The 1,300-year-old Kanda Myojin Shrine in central Tokyo, a 10 minute walk from the blaring neon of anime and tech shopping district Akihabara, provided an impressive backdrop for the daylong conference on Thursday.
Discussions included insider insights into building Web3, or the evolution of the current Internet into one built on decentralized blockchains that include virtual reality, cryptocurrencies and more. Other talks focused on the benefits of DAOs and the challenges in making them work.
Another backdrop for the event is the release a week earlier of a government-affiliated white paper calling for faster Web3 and DAO developments in Japan, a sign that Tokyo is joining its Asia financial-center rivals Hong Kong and Singapore in embracing digital asset industries. South Korea is also forging ahead with its own plans.
DAO’s are an “important part” of the country’s future, the white paper said, arguing the case that greater understanding of blockchain technologies and smart contracts employed in DAOs is needed in order to “unlock their potential” as a tool for regional revitalization and social engagement.
For event organizers Fracton Ventures, a Tokyo-based Web 3 incubator focused on DAO infrastructure development in Asia, the conference provided a rare opportunity to share ideas across what remains an East-West knowledge and capability divide.
“As an incubator, we want to increase the number of DAO contributors, particularly in Asia,” Fracton Co-Founder Yudai Suzuki said when opening the conference. “I still can’t believe this is happening here. This is Tokyo, not New York. At previous DAO conferences, 1% or 2% were from Japan, but here we have a huge mix of people, including attendees from all over Asia.”
The Japan government’s recent pivot towards Web3 and DAOs is a huge positive for the industry, Fracton’s Suzuki said in an interview at the event. But while that interest is leading to increased opportunity, he said the greatest potential is in the development of a community uniting Japan’s globally minded crypto natives.
This new generation is “open to communicate and open to connect globally,” he said, the ideas and technologies they are working on not just the “copy and paste model from San Francisco, but a complete change of mindset” to help the maturation of a Japanese Web3 ecosystem.

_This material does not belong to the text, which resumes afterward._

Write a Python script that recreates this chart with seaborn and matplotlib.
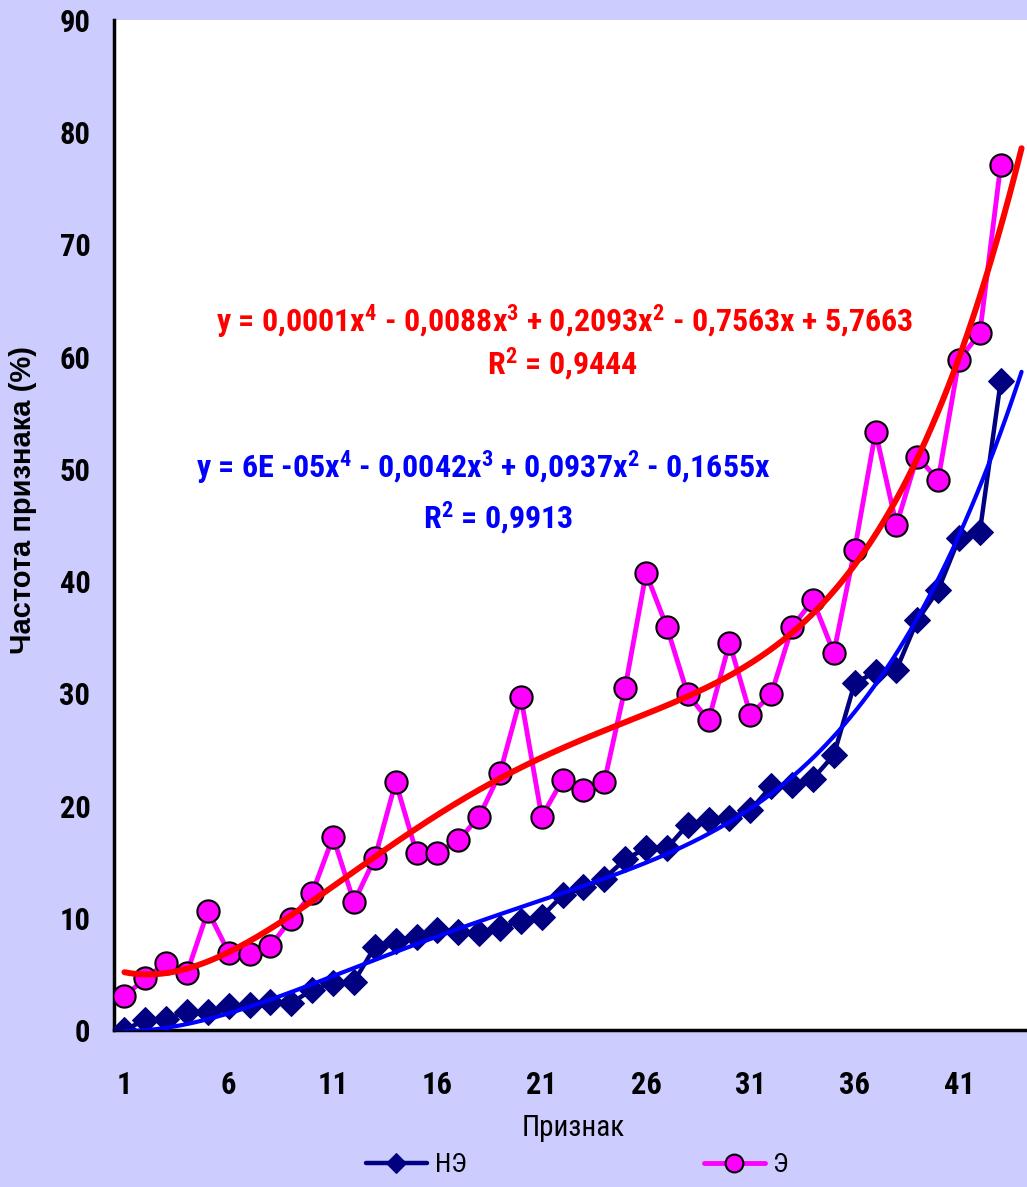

Flying in from the concurrent Hong Kong Web3 Festival, APAC Growth Lead for MakerDAO Jocelyn Chang said she could feel the buzz generated by the event and the international crowd it had attracted to Japan.
However, the country has some catching up to do if it is to compete with neighbors Hong Kong and Singapore, she said, which have both fast-tracked development of a crypto regulatory framework with the aim of becoming the regional hub for the industry.
“Singapore has actually got an advantage and an edge because they started building their regulatory framework three years ago and now Hong Kong is pushing for it,” she said.
“It is still very nascent for Hong Kong, but it’s game changing because this is the first time that we’re seeing Hong Kong getting that soft backing from the Chinese government.”
In Japan’s case, she added, if the recent white paper works to kickstart the development of a regulatory framework, “I’m pretty sure that they can actually do something similar to what Hong Kong and Singapore did.”
The regional competition between Japan and its neighbors is something that Chelsea Kubo, co-founder and chief operations officer of DAO-focused development company Koris, feels could spur Japan to accelerate its Web3 plans.
In an interview after speaking at a panel on DAO development, she said she could see Japan making efforts to keep up with its neighbors, capitalizing on its unique position as an Asian country aligned closely with economies in the West.
“But it’s a rough landscape out there,” she cautioned. “America’s becoming very tough on crypto as well as Europe, and so Japan might end up also tightening a little bit and might not be as progressive as we hear at this time. But we’ll have to see in the next couple of months to half a year how the narrative really starts to develop.”
In the meantime, events such as DAO Tokyo, by bridging the divide between East and West, represent nothing but upside after the crypto market pummelling of 2022, said Francesco Renzi.
The co-founder and CEO of asset streaming protocol Superfluid told Forkast that he feels such events are vital for connecting the international crypto community with local audiences.
“There are plenty of people in Japan who are working in DAOs and working around DAOs, but I would say at the moment that most of the expertise is still coming from the West,” he said.
“I believe that is set to change. A lot of the people I have been talking to are very excited to do more in Japan and there do seem to be some movements on the regulatory side to make that easier.”
Should that happen, he argued, it would be no great leap of the imagination to see Japan becoming a crypto hub in its own right.
“People are migrating based on what they need and that is usually regulatory clarity or tax rules. Those are the ways to attract a crowd and the crowd moves very quickly,” he said.